__What you need to do__:
Your task is to locate every line holding the string "this" and to copy each of them.

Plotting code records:
• • • • • • •
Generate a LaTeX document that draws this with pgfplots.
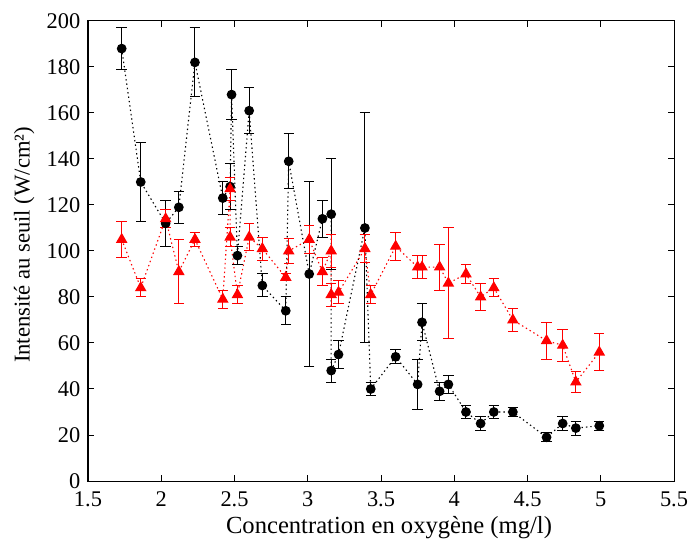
\documentclass[border=0pt]{standalone}
\usepackage{fontspec}
\setmainfont{Liberation Serif}
\usepackage{pgfplots}
\pgfplotsset{compat=1.18}
\usepackage{pgfplotstable}

\pgfplotstableread{
x y e
1.73 188 9
1.86 130 17
2.03 112 10
2.12 119 7
2.23 182 15
2.42 123 7
2.47 128 10
2.48 168 11
2.52 98 4
2.60 161 10
2.69 85 5
2.85 74 6
2.87 139 12
3.01 90 40
3.10 114 8
3.16 116 24
3.16 48 5
3.21 55 6
3.39 110 50
3.43 40 3
3.60 54 3
3.75 42 11
3.78 69 8
3.90 39 4
3.96 42 4
4.08 30 3
4.18 25 3
4.27 30 3
4.40 30 2
4.63 19 2
4.74 25 3
4.83 23 3
4.99 24 2
}\blackdata

\pgfplotstableread{
x y e
1.73 105 8
1.86 84 4
2.03 114 4
2.12 91 14
2.23 105 3
2.42 79 4
2.47 127 5
2.47 106 4
2.52 81 4
2.60 106 6
2.69 101 5
2.85 88.5 1.5
2.87 100 5.5
3.01 105 6
3.10 91 6
3.16 100 7
3.16 81 5
3.21 82 5
3.39 101 6
3.43 81 4
3.60 102 6
3.75 93 5
3.78 93 5
3.90 93 10
3.96 86 24
4.08 90 4
4.18 80 6
4.27 84 4
4.40 70 5
4.63 61 8
4.74 59 7
4.83 43 4.5
4.99 56 8
}\reddata

\begin{document}
\fontsize{11}{13}\selectfont
\begin{tikzpicture}
\begin{axis}[
  at={(0,0)}, anchor=south west,
  scale only axis, width=293pt, height=230pt,
  xmin=1.5, xmax=5.5, ymin=0, ymax=200,
  xtick={1.5,2,2.5,3,3.5,4,4.5,5,5.5},
  ytick={0,20,40,60,80,100,120,140,160,180,200},
  xticklabels={1.5,2,2.5,3,3.5,4,4.5,5,5.5},
  tick align=inside,
  major tick length=3pt,
  /pgf/number format/assume math mode=true,
  tick label style={font=\fontsize{11.2}{13}\selectfont, black},
  xticklabel style={yshift=-1.5pt},
  axis line style={black, line width=0.5pt},
  every tick/.style={black, line width=0.5pt},
  xlabel={Concentration en oxygène (mg/l)},
  ylabel={Intensité au seuil (W/cm²)},
  xlabel style={font=\fontsize{12.3}{14}\selectfont, at={(axis description cs:0.5,0)}, anchor=center, xshift=4pt, yshift=-23.5pt},
  ylabel style={font=\fontsize{11.3}{13}\selectfont, at={(axis description cs:-0.109,0.5)}, anchor=center, xshift=3pt},
  clip=false,
]
\addplot[black, line width=0.55pt, dash pattern=on 0.7pt off 1.5pt,
  mark=*, mark size=2.15pt, mark options={solid, fill=black},
  error bars/.cd, y dir=both, y explicit,
  error bar style={solid, black, line width=0.5pt},
  error mark options={rotate=90, mark size=2.6pt, solid, black, line width=0.5pt}]
  table[x=x, y=y, y error=e] {\blackdata};
\addplot[red, line width=0.55pt, dash pattern=on 0.7pt off 1.5pt,
  mark=triangle*, mark size=2.8pt, mark options={solid, fill=red},
  error bars/.cd, y dir=both, y explicit,
  error bar style={solid, red, line width=0.5pt},
  error mark options={rotate=90, mark size=2.6pt, solid, red, line width=0.5pt}]
  table[x=x, y=y, y error=e] {\reddata};
\end{axis}
\pgfresetboundingbox
\path (-44pt,-29pt) rectangle (300pt,240.5pt);
\end{tikzpicture}
\end{document}
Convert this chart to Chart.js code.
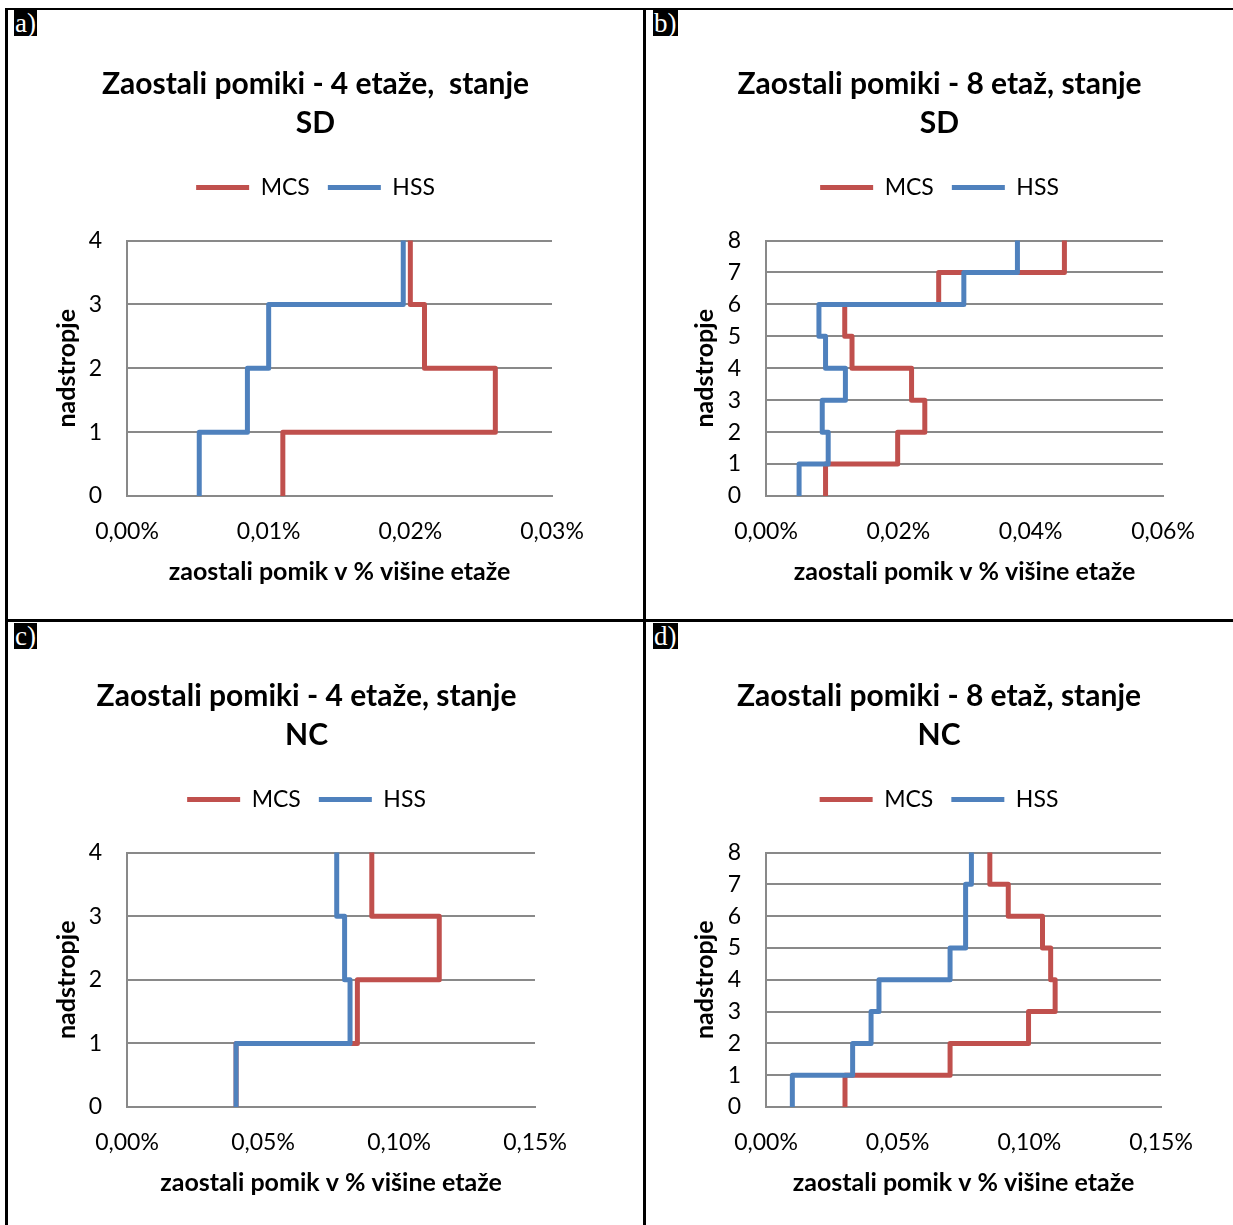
<!DOCTYPE html>
<html>
<head>
<meta charset="utf-8">
<script src="https://cdn.jsdelivr.net/npm/chart.js@4/dist/chart.umd.min.js"></script>
<style>
body { margin: 0; background: #fff; width: 1233px; height: 1225px; position: relative; overflow: hidden; }
.rule { position: absolute; background: #000; }
.tag { position: absolute; background: #000; color: #fff; font-family: "Liberation Serif", serif; font-size: 27px; line-height: 26px; padding: 0 1px; }
canvas { position: absolute; }
</style>
</head>
<body>
<div class="rule" style="left:5px;top:8px;width:1228px;height:2px"></div>
<div class="rule" style="left:5px;top:8px;width:3px;height:1217px"></div>
<div class="rule" style="left:643px;top:8px;width:3px;height:1217px"></div>
<div class="rule" style="left:5px;top:619px;width:1228px;height:3px"></div>

<span class="tag" style="left:14px;top:10px">a)</span>
<span class="tag" style="left:653px;top:10px">b)</span>
<span class="tag" style="left:14px;top:623px">c)</span>
<span class="tag" style="left:653px;top:623px">d)</span>

<canvas id="chartA" width="615" height="610" style="left:8px;top:10px"></canvas>
<canvas id="chartB" width="587" height="610" style="left:646px;top:10px"></canvas>
<canvas id="chartC" width="597" height="603" style="left:8px;top:622px"></canvas>
<canvas id="chartD" width="586" height="603" style="left:646px;top:622px"></canvas>

<script>
// floors (nadstropje)
var floors4 = [0, 1, 2, 3, 4];
var floors8 = [0, 1, 2, 3, 4, 5, 6, 7, 8];

// residual drift in % of storey height, one value per storey (bottom -> top)
// a) 4 etaže, stanje SD
var mcs4SD = [0.0110, 0.0260, 0.0210, 0.0200];
var hss4SD = [0.0051, 0.0085, 0.0100, 0.0195];
// b) 8 etaž, stanje SD
var mcs8SD = [0.0090, 0.0199, 0.0240, 0.0220, 0.0130, 0.0119, 0.0261, 0.0451];
var hss8SD = [0.0050, 0.0094, 0.0085, 0.0120, 0.0090, 0.0080, 0.0299, 0.0380];
// c) 4 etaže, stanje NC
var mcs4NC = [0.0401, 0.0847, 0.1148, 0.0900];
var hss4NC = [0.0401, 0.0820, 0.0800, 0.0771];
// d) 8 etaž, stanje NC
var mcs8NC = [0.0300, 0.0699, 0.0997, 0.1098, 0.1081, 0.1050, 0.0920, 0.0850];
var hss8NC = [0.0100, 0.0329, 0.0399, 0.0429, 0.0699, 0.0758, 0.0758, 0.0780];

// x axis ticks
var xMaxSD4 = 0.03, xStepSD4 = 0.01;
var xMaxSD8 = 0.06, xStepSD8 = 0.02;
var xMaxNC = 0.15, xStepNC = 0.05;

var titleA = ['Zaostali pomiki - 4 etaže,  stanje', 'SD'];
var titleB = ['Zaostali pomiki - 8 etaž, stanje', 'SD'];
var titleC = ['Zaostali pomiki - 4 etaže, stanje', 'NC'];
var titleD = ['Zaostali pomiki - 8 etaž, stanje', 'NC'];

var xTitle = 'zaostali pomik v % višine etaže';
var yTitle = 'nadstropje';

Chart.defaults.font.family = 'Lato';
Chart.defaults.color = '#000';

var red = '#C0504D';
var blue = '#4F81BD';
var gridGrey = '#898989';

// vertical step line: storey i spans floor i .. floor i+1 at x = vals[i]
function stepPoints(vals, floors){
    var pts = [];
    for(var i = 0; i < vals.length; i++){
        pts.push({x: vals[i], y: floors[i]});
        pts.push({x: vals[i], y: floors[i + 1]});
    }
    return pts;
}

function fmtPct(v){
    return v.toFixed(2).replace('.', ',') + '%';
}

function makeChart(id, title, floors, mcs, hss, xMax, xStep, box){
    var ctx = document.getElementById(id);
    return new Chart(ctx, {
        type: 'line',
        data: {
            datasets: [
                {
                    label: 'MCS',
                    data: stepPoints(mcs, floors),
                    borderColor: red,
                    backgroundColor: red,
                    borderWidth: 5,
                    borderCapStyle: 'round',
                    borderJoinStyle: 'round',
                    pointRadius: 0,
                    tension: 0,
                    xAxisID: 'x',
                    yAxisID: 'y',
                    order: 1
                },
                {
                    label: 'HSS',
                    data: stepPoints(hss, floors),
                    borderColor: blue,
                    backgroundColor: blue,
                    borderWidth: 5,
                    borderCapStyle: 'round',
                    borderJoinStyle: 'round',
                    pointRadius: 0,
                    tension: 0,
                    xAxisID: 'x',
                    yAxisID: 'y',
                    order: 0
                }
            ]
        },
        options: {
            responsive: false,
            animation: false,
            layout: { padding: 0 },
            plugins: {
                title: {
                    display: true,
                    text: title,
                    color: '#000',
                    font: { size: 30, weight: 'bold', lineHeight: '39px' },
                    padding: { top: 54.5, bottom: 15.5 }
                },
                legend: {
                    display: true,
                    position: 'top',
                    labels: {
                        usePointStyle: true,
                        pointStyle: 'line',
                        pointStyleWidth: 53,
                        padding: 18,
                        color: '#000',
                        font: { size: 23 },
                        sort: function(a, b){ return a.datasetIndex - b.datasetIndex; }
                    }
                },
                tooltip: { enabled: false }
            },
            scales: {
                x: {
                    type: 'linear',
                    position: 'bottom',
                    min: 0,
                    max: xMax,
                    ticks: { stepSize: xStep, padding: 14, color: '#000', font: { size: 23 }, callback: fmtPct },
                    grid: { display: false },
                    border: { display: true, color: gridGrey, width: 2 },
                    title: { display: true, text: xTitle, color: '#000', font: { size: 25, weight: 'bold' }, padding: { top: 0, bottom: box.xTitlePad } },
                    afterFit: function(s){ s.height = box.xH; }
                },
                gap: {
                    type: 'linear',
                    position: 'top',
                    ticks: { display: false },
                    grid: { display: false },
                    border: { display: false },
                    afterFit: function(s){ s.height = 31.5; }
                },
                y: {
                    type: 'linear',
                    min: 0,
                    max: floors[floors.length - 1],
                    ticks: { stepSize: 1, padding: 25, color: '#000', font: { size: 23 } },
                    grid: { color: gridGrey, lineWidth: 2, drawTicks: false },
                    border: { display: true, color: gridGrey, width: 2 },
                    title: { display: true, text: yTitle, color: '#000', font: { size: 25, weight: 'bold' }, padding: { top: 44, bottom: 0 } },
                    afterFit: function(s){ s.width = box.yW; }
                },
                side: {
                    type: 'linear',
                    position: 'right',
                    ticks: { display: false },
                    grid: { display: false },
                    border: { display: false },
                    afterFit: function(s){ s.width = box.padRight; }
                }
            }
        }
    });
}

makeChart('chartA', titleA, floors4, mcs4SD, hss4SD, xMaxSD4, xStepSD4, { padRight: 71, yW: 119, xH: 124, xTitlePad: 33 });
makeChart('chartB', titleB, floors8, mcs8SD, hss8SD, xMaxSD8, xStepSD8, { padRight: 70, yW: 120, xH: 124, xTitlePad: 33 });
makeChart('chartC', titleC, floors4, mcs4NC, hss4NC, xMaxNC, xStepNC, { padRight: 70, yW: 119, xH: 118, xTitlePad: 27 });
makeChart('chartD', titleD, floors8, mcs8NC, hss8NC, xMaxNC, xStepNC, { padRight: 71, yW: 120, xH: 118, xTitlePad: 27 });
</script>
</body>
</html>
• • • • • • •
__Finished answer__:
Generate a LaTeX document that draws this with pgfplots.
Convert this chart to Chart.js code.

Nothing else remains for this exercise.